→ TASK:
Collect all lines from the listing that include the string "this".

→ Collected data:

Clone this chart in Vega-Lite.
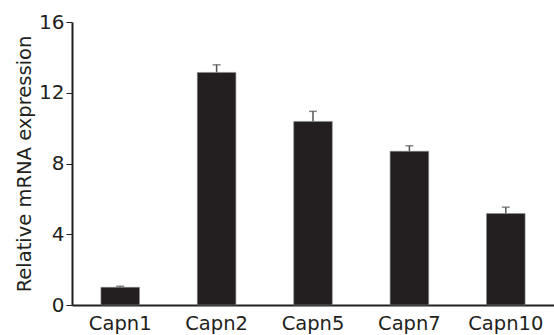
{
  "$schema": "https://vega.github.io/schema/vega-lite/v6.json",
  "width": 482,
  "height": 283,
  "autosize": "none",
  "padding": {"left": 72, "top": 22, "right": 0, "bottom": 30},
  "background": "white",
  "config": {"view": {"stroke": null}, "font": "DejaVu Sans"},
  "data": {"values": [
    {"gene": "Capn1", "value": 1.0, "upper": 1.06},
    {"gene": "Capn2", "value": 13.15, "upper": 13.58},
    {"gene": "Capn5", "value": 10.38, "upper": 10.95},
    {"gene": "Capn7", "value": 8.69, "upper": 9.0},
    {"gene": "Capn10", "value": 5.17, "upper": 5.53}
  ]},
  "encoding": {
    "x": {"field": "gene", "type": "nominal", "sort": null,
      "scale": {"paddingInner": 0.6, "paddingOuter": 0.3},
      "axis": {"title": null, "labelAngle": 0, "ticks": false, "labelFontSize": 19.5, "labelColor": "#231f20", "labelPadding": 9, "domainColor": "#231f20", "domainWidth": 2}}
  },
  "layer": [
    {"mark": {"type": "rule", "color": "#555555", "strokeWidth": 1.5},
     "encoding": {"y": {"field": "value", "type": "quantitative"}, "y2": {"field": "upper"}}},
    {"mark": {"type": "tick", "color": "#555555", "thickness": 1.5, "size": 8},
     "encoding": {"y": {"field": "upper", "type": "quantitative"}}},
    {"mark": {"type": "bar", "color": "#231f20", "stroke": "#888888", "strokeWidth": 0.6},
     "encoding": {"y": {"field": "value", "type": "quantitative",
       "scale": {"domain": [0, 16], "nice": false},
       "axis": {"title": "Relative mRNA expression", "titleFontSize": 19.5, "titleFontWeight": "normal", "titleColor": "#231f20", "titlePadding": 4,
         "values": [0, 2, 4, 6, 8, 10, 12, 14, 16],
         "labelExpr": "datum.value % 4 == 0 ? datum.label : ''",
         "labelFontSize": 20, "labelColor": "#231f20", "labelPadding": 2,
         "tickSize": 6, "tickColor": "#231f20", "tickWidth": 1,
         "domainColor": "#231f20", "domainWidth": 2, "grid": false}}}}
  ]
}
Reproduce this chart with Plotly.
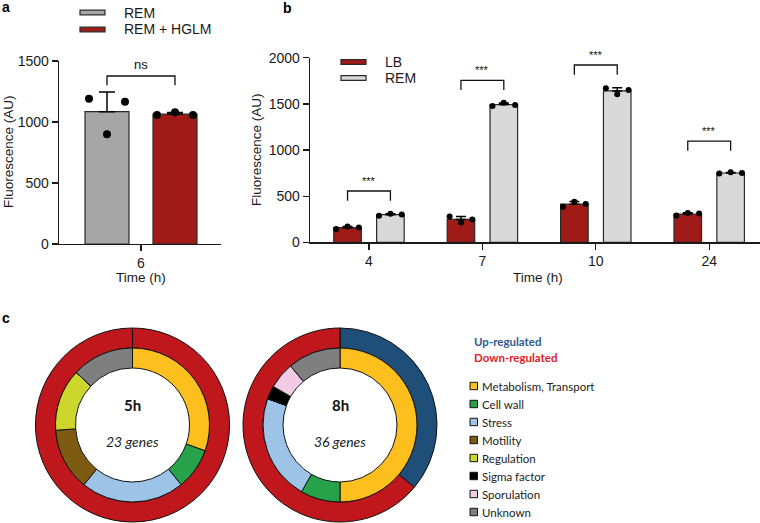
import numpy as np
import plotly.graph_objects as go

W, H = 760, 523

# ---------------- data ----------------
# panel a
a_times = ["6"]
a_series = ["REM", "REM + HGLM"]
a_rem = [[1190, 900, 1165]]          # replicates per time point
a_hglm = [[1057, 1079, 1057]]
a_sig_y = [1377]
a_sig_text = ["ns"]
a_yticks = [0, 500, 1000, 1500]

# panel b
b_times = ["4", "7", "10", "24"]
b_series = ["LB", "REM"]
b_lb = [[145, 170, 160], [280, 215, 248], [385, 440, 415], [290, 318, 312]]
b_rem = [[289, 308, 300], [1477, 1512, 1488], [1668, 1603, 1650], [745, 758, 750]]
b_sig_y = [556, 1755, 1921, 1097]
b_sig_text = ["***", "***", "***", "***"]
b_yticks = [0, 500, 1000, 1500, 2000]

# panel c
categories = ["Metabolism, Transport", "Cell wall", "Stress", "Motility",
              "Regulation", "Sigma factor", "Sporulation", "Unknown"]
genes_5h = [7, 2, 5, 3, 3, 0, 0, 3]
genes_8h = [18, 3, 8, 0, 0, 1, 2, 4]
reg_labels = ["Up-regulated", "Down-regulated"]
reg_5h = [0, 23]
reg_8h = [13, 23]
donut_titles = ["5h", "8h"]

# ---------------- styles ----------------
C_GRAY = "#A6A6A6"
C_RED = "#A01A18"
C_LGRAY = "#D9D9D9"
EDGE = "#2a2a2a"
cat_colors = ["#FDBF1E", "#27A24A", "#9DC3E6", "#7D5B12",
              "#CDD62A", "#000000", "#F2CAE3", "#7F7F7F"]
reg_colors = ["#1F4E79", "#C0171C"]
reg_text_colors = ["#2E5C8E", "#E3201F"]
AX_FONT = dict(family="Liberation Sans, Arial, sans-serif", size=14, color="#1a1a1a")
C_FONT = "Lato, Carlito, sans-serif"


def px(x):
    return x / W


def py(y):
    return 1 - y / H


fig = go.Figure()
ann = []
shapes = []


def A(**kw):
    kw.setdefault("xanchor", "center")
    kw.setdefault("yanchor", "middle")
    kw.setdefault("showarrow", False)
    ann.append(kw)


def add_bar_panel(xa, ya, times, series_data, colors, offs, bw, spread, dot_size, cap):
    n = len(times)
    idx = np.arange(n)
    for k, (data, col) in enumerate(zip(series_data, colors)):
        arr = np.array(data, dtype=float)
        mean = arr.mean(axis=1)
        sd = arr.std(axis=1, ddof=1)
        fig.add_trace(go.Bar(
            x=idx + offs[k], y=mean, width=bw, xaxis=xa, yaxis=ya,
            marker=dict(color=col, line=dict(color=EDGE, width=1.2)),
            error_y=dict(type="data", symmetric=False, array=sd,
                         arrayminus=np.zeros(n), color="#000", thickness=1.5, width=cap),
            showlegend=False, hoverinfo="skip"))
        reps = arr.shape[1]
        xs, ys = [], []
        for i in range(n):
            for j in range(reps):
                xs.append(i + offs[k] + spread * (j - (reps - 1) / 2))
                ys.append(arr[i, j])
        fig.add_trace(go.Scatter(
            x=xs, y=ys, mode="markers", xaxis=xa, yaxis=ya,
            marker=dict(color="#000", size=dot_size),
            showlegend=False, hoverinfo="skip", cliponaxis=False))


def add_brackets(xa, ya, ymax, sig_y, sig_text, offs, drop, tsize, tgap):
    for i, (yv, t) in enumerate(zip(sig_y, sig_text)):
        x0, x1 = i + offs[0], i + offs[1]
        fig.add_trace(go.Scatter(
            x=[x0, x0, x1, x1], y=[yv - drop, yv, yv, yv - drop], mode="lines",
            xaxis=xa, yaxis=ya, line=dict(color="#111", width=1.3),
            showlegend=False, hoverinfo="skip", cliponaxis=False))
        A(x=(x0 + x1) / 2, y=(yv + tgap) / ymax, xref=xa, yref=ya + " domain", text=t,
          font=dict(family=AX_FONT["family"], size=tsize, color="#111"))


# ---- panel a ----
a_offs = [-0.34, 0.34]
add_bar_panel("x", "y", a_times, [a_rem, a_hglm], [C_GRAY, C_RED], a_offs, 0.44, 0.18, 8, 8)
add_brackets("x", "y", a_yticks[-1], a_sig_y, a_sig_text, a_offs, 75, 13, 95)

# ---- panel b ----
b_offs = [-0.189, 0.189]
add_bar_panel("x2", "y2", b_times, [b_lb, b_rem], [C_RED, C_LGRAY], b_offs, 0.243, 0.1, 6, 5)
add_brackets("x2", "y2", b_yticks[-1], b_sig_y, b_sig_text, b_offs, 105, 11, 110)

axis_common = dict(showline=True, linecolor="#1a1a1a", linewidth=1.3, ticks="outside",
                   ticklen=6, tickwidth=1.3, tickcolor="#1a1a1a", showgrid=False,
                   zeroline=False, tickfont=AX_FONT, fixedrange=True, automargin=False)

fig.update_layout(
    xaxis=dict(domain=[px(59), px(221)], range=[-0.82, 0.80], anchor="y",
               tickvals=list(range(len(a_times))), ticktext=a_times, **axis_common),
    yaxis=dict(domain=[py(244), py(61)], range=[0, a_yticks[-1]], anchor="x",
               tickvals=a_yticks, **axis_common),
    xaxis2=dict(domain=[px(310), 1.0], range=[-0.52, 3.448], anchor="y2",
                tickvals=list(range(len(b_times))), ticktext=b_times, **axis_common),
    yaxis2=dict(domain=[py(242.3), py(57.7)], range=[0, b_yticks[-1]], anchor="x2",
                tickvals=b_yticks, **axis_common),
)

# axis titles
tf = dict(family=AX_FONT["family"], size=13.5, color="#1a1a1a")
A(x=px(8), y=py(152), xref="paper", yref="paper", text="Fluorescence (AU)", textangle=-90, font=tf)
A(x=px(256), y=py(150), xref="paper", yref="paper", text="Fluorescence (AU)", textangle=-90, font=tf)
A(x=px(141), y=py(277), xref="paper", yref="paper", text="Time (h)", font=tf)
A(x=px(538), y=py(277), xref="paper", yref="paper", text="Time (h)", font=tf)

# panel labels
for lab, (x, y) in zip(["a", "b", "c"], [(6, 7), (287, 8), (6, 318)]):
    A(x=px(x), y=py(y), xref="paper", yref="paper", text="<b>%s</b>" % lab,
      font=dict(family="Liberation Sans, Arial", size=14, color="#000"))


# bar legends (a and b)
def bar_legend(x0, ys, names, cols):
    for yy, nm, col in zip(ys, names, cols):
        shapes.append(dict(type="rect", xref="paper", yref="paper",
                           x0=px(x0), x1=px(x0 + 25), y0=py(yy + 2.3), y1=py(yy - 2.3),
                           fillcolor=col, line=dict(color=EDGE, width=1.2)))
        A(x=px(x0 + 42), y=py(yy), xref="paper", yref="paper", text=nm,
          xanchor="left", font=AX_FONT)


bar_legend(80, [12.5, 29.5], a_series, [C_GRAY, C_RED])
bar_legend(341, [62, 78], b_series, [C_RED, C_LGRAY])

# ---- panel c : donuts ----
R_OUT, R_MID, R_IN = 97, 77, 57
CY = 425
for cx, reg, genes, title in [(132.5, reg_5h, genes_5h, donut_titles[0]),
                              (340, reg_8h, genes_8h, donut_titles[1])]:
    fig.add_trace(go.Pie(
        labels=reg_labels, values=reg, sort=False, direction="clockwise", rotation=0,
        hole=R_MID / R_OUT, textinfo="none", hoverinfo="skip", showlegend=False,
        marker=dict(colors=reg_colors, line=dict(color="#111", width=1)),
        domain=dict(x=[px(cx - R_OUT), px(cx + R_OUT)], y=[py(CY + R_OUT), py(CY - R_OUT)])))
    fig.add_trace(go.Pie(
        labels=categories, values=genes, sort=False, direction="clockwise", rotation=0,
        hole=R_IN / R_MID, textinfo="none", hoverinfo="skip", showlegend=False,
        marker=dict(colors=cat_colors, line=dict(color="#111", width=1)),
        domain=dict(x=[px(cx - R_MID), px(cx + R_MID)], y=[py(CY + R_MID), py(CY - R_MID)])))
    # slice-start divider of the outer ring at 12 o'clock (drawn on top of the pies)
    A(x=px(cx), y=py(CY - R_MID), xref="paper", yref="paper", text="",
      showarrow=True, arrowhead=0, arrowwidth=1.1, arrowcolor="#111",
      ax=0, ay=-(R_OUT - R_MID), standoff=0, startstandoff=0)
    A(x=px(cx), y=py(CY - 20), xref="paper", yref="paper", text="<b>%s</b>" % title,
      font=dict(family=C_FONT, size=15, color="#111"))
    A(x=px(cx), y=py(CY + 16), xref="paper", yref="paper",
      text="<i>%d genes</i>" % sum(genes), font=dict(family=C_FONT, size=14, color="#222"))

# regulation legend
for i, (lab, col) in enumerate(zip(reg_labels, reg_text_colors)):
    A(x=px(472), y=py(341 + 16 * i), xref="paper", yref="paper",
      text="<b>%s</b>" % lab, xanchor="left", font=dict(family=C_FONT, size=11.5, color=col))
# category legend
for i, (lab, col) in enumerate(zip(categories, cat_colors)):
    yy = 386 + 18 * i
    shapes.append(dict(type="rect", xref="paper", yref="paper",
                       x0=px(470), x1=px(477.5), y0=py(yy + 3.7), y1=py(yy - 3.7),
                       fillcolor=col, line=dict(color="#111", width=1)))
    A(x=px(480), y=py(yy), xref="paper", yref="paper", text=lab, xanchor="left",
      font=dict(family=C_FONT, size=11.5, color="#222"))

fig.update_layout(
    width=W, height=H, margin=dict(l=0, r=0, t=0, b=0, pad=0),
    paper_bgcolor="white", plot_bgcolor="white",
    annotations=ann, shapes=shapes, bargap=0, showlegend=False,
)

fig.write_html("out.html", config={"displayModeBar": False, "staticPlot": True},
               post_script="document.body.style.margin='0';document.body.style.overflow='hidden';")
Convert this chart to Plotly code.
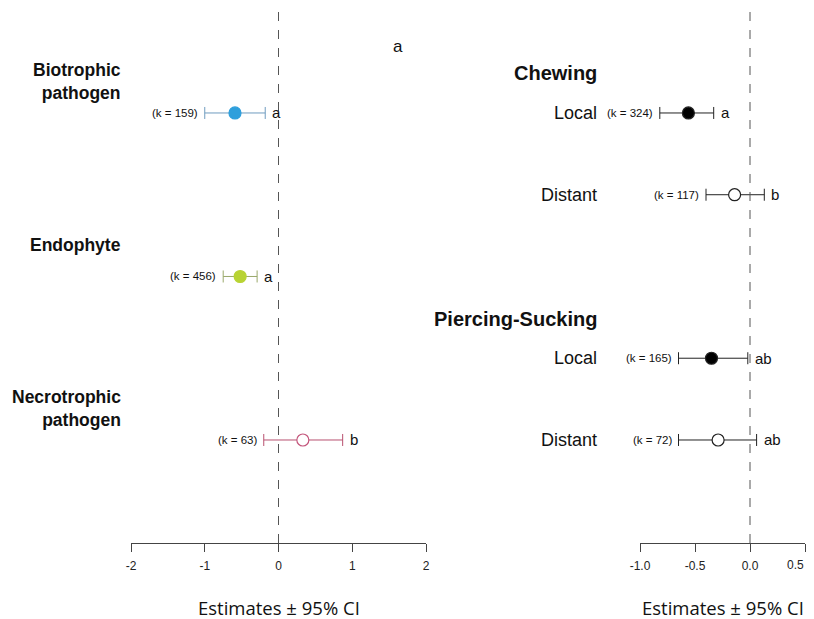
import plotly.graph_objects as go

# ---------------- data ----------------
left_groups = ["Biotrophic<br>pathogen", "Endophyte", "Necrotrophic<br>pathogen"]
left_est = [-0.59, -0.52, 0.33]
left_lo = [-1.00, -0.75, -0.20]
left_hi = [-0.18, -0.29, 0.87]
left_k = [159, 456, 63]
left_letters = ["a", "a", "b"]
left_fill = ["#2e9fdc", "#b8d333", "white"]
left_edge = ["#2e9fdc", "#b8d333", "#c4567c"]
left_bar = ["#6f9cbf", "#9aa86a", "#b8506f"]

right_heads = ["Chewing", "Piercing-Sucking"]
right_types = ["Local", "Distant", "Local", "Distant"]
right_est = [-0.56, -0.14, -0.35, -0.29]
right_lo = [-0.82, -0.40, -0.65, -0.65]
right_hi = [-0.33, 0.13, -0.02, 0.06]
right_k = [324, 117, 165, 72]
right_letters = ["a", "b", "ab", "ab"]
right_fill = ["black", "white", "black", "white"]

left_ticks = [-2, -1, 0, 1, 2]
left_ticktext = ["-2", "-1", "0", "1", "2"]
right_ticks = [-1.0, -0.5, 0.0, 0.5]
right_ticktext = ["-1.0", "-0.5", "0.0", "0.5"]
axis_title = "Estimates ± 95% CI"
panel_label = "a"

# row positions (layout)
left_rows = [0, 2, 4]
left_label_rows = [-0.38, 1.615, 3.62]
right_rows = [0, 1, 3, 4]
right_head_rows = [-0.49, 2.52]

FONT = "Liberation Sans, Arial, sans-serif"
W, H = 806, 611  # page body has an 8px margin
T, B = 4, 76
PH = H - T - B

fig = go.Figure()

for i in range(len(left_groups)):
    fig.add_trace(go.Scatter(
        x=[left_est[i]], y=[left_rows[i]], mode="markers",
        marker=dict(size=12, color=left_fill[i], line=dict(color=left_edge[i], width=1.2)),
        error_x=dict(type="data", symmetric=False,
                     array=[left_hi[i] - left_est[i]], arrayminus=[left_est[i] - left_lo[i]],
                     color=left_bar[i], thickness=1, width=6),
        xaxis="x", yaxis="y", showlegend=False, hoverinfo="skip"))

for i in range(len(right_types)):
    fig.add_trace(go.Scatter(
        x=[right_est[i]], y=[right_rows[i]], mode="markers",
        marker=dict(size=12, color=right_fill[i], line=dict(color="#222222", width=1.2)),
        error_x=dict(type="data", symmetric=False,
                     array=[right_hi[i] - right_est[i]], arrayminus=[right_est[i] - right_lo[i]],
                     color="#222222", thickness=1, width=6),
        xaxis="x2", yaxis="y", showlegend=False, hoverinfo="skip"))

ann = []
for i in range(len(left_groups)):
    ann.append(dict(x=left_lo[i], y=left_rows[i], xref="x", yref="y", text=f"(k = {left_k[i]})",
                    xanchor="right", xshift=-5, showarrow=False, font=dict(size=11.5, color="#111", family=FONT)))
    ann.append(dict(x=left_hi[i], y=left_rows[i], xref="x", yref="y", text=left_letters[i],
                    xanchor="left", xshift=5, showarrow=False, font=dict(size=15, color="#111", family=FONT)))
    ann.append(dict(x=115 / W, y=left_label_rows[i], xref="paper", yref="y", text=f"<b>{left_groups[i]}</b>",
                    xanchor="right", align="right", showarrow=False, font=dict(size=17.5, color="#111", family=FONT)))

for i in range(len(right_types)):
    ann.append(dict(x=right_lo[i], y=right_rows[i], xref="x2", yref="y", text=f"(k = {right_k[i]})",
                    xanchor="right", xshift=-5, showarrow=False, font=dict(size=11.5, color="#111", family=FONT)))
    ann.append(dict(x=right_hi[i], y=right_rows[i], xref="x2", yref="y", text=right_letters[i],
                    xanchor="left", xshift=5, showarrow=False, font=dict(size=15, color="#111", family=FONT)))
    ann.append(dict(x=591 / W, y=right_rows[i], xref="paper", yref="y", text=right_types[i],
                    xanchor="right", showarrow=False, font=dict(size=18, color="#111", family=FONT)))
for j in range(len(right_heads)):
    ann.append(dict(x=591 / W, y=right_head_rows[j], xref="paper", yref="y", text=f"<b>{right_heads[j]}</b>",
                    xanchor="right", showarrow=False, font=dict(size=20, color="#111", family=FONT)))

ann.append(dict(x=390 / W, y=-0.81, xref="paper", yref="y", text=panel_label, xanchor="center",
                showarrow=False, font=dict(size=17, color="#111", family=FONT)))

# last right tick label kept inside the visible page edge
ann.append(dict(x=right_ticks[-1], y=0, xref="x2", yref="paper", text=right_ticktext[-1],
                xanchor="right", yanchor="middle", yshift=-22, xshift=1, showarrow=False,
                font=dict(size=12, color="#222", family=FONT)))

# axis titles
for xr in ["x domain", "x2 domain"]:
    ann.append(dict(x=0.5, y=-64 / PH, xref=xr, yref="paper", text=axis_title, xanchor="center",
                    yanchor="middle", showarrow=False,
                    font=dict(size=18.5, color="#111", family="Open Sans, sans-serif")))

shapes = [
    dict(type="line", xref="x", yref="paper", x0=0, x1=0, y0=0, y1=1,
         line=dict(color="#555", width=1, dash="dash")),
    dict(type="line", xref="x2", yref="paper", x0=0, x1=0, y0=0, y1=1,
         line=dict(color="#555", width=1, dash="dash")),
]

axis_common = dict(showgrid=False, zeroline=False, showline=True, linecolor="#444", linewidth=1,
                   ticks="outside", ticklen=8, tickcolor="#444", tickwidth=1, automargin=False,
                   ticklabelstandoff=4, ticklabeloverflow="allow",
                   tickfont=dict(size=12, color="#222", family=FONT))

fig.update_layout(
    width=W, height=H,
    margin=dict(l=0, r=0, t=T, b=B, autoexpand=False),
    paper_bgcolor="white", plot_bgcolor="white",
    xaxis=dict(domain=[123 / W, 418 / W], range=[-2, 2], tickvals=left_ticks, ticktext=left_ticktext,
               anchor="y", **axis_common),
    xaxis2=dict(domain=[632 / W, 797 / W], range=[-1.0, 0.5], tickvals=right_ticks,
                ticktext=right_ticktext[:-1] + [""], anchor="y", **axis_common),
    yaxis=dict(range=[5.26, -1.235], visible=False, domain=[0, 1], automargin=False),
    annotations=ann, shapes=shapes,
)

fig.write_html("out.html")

→ SOLUTION:
Clone this chart in Vega-Lite.
Reproduce this chart with Plotly.
Convert this chart to Plotly code.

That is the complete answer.